Application areas by sector

Oil and gas

Within oil and gas, P2H is used for line heating, tank heating, freeze protection and process stabilisation. Reliability, corrosion-resistant materials and often ATEX suitability are essential in these environments.

Chemical industry

In chemical processing, temperature control is directly linked to product quality and process safety. Electric process heating enables precise heat input for reactors, dosing lines, valves and transfer pipework.

Food, machinery and energy

In the food sector, hygiene and process consistency are central. Electric heating solutions are clean, fast to regulate and suitable for hot water generation, product conditioning and cleaning processes. For OEMs and machine builders, Power-to-Heat offers advantages through compact construction and modular integration. In utility and energy-related systems, combinations of electric boilers, heat pumps and buffer capacity can also be highly effective.

Efficiency, safety and long-term reliability

A strong Power-to-Heat system should not be evaluated on electrical efficiency alone, but on total system performance: how much energy becomes useful heat, how stable the process remains and how predictable the service life will be. Electric heating performs strongly here because heat is introduced directly where it is needed. That reduces conversion losses and increases opportunities for local optimisation.
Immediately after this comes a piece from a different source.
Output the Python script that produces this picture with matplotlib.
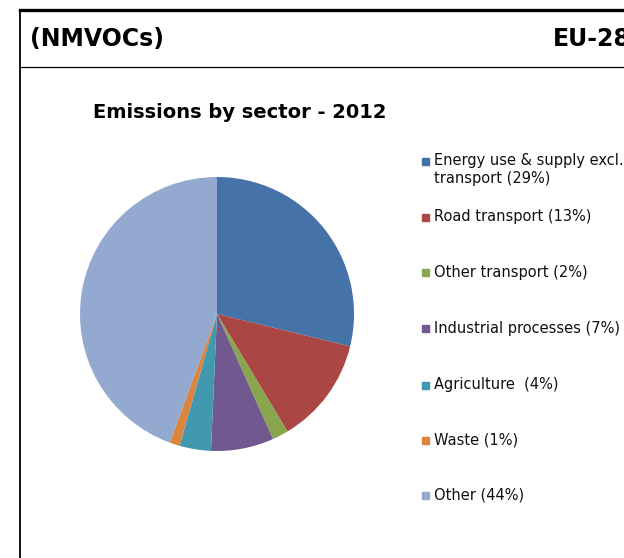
import matplotlib
matplotlib.use("Agg")
import matplotlib.pyplot as plt
from matplotlib.lines import Line2D
from matplotlib.patches import Rectangle

plt.rcParams['font.family'] = ['DejaVu Sans']

# ---- data ----
sectors = ["Energy use & supply excl.\ntransport (29%)", "Road transport (13%)",
           "Other transport (2%)", "Industrial processes (7%)",
           "Agriculture  (4%)", "Waste (1%)", "Other (44%)"]
shares = [28.8, 12.6, 1.9, 7.4, 3.7, 1.2, 44.4]
colors = ["#4572A7", "#AA4643", "#89A54E", "#71588F", "#4198AF", "#DB843D", "#93A9CF"]
header_left = "(NMVOCs)"
header_right = "EU-28"
title = "Emissions by sector - 2012"

W, H = 624, 558
fig = plt.figure(figsize=(W / 100, H / 100), dpi=100)

def fx(x):
    return x / W

def fy(y):
    return 1 - y / H

# frame lines
fig.add_artist(Line2D([fx(20), 1], [fy(10), fy(10)], color="black", lw=2.4))
fig.add_artist(Line2D([fx(20), fx(20)], [fy(10), 0], color="black", lw=1.3))
fig.add_artist(Line2D([fx(20), 1], [fy(67), fy(67)], color="black", lw=0.9))

# headers (the right one is cut by the panel edge, as in the reference)
fig.text(fx(30), fy(39), header_left, fontsize=17, fontweight="bold", va="center", ha="left")
fig.text(fx(553), fy(39), header_right, fontsize=17, fontweight="bold", va="center", ha="left")

# title
fig.text(fx(93), fy(112), title, fontsize=14, fontweight="bold", va="center", ha="left")

# pie
cx, cy, r = 217, 314, 137
ax = fig.add_axes([fx(cx - r), fy(cy + r), 2 * r / W, 2 * r / H])
ax.pie(shares, colors=colors, startangle=90, counterclock=False, radius=1,
       wedgeprops=dict(linewidth=0))
ax.set_xlim(-1, 1)
ax.set_ylim(-1, 1)
ax.set_aspect("equal")
ax.axis("off")

# legend
leg_y = [161, 217, 273, 328, 385, 440, 495]
for label, col, y in zip(sectors, colors, leg_y):
    fig.add_artist(Rectangle((fx(422), fy(y + 3.5)), 7 / W, 7 / H, color=col,
                             transform=fig.transFigure))
    if "\n" in label:
        fig.text(fx(434), fy(y + 8.5), label, fontsize=10.5, va="center", ha="left",
                 linespacing=1.2, color="#111111")
    else:
        fig.text(fx(434), fy(y), label, fontsize=10.5, va="center", ha="left",
                 color="#111111")

fig.savefig("out.png", dpi=100)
Safety remains a core requirement. In chemical plants, oil and gas sites and other hazardous environments, temperature classes, material selection and explosion protection are all essential. Where required, HGI supplies solutions tailored to zone classification, surface temperature limitations and real operating conditions.

Power-to-Heat requires engineering customisation

The biggest mistake in P2H projects is treating industrial heat as if it were a generic building-services issue. In reality, media, operating regimes, hazardous zones and available installation space vary significantly from one project to another. That is why Heating Group International works from a customised engineering perspective. Only then can efficiency, safety and reliability be secured.